Chris McQueer’s granny thinks he should get a real job. The 27-year-old Glaswegian, who quit his work punting trainers in a sportswear shop last year to concentrate on a writing career that has already prompted comparisons to Irvine Welsh, admits that he still feels shy describing himself as an author.
“Even with taxi drivers, if they ask ‘Whit dae ye dae?’, I still tell them I work in the sports shop. I feel a bit poncy...” But McQueer has had to get used to talking about himself since he started self-publishing short stories on Twitter three years ago to see if he could make his pals laugh. His first collection, Hings, brought into book form by the independent Edinburgh publisher 404 Ink in 2017, won the Saboteur awards best short story collection the following year.
Now a fixture on Glasgow’s spoken word circuit, McQueer’s second collection, HWFG (Here We Fucking Go) was similarly praised when it came out at the back end of last year and he is now working on his first novel. Actor Martin Compston describes him as “Charlie Brooker on Buckfast”.
Sharing his stories online – “I’d just assumed it would be loads of people going, ‘This is shit’, but I got really nice feedback” – was a lightbulb moment, McQueer says. “This is it, this is what I want to do. It just felt natural to me to put it online rather than submitting stuff to literary magazines. I don’t read them, none of my pals read them, just put it online, then everybody can read it.”
Building up his audience through another route has paid dividends. “Schoolkids come and see me at spoken word gigs, and then when I had my book launch there were some women in their 60s from a book group. It was so cool all these different people all laughing at the same toilet humour.”
Skinnier than his jeans, with fine-boned features dominated by huge, dark eyebrows, McQueer is quite humble about his trajectory, but there’s a lot more than lavatorial gags. His talent zings off the page in a series of contortions of the everyday, by turns grotesque, absurd and poignant but always 100% Scottish. In one Black Mirror-style tale, anonymous dares to win prize money on social media become ever bloodier. Another yarn concerns the unforeseeable consequences of a botched hand transplant, while a third offers the funniest misinterpretation of Brexit our beleaguered prime minister could wish for.
And this may be something unique to McQueer: his affectionately, sometimes surgically, observed characters have an effervescence that the likes of Welsh or Brooker don’t always allow. His stories, which start off disarmingly ordinary then twist towards something altogether more surreal or horrifying, are as likely to end with a slap of humour than teeth-grinding nihilism.
Like fellow Scots vernacularists Welsh and Limmy, McQueer writes as he talks and his stories are spiked with gallus (bold) words and phrases like glaikit (stupid), clatty (dirty) and bumping yer gums (chatting) that may require some translation for those beyond a Glasgow postcode.
But for McQueer, writing in Scots is about accessibility. “When I started writing it just felt natural to write how I talk.

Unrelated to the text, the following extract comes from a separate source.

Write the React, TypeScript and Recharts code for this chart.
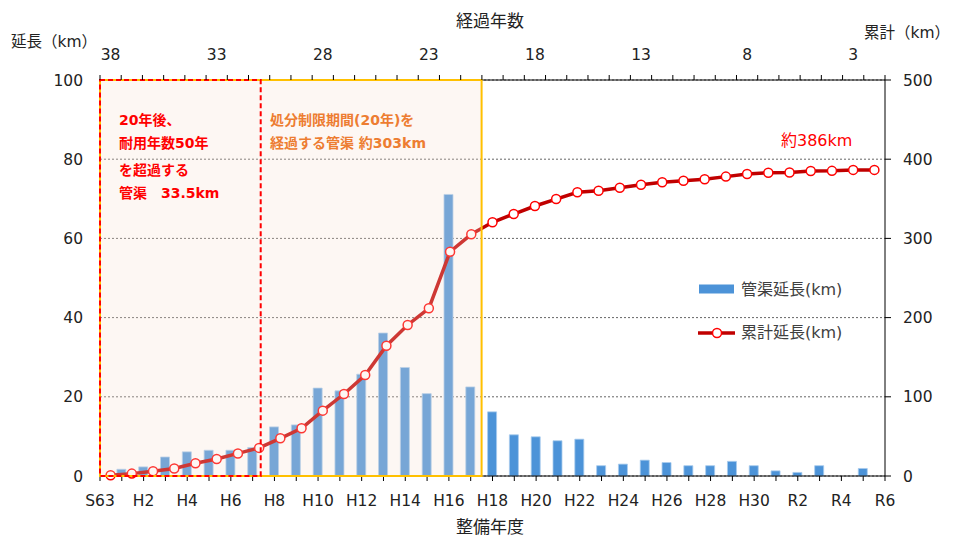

The only writing I’d came across that was in Glaswegian Scots, like my family spoke, was Tom Leonard’s poetry. I think that’s part of the reason that my books have been picked up by a lot of people. I get a lot of messages on Twitter saying, ‘This is the first book I’ve read since school.’ And I think that’s because of how I’ve written it, so it feels like it’s for people like us.
“I’ve always felt like Scots is our language,” he goes on, “because we’ve got so many unique words and phrases. Even when I was in primary school if the teacher asked me something and I said aye and naw, they’d correct me and say it’s yes and no. Why though? That’s how you talk when you’re no in the school, so why are we all in this big charade, why are you trying to make me talk like a newsreader? It grates on me!”
McQueer was brought up and still lives in Glasgow’s east end, an area more often highlighted for its poverty. “The east end is the perfect place for a writer to live,” he insists. “Growing up with so many characters living round about: if I’m struggling for ideas, I can just think of some mad thing that happened in my childhood.”
The sports shop was another mine of material, he explains. “All day, every day, I’m interacting with people, picking up on their wee quirks and getting stories out of them. I do miss that now. I feel I’m not exposed to as many people any more.” He muses: “Maybe I need to go back part-time.”
• HWFG by Chris McQueer is published by 404 Ink.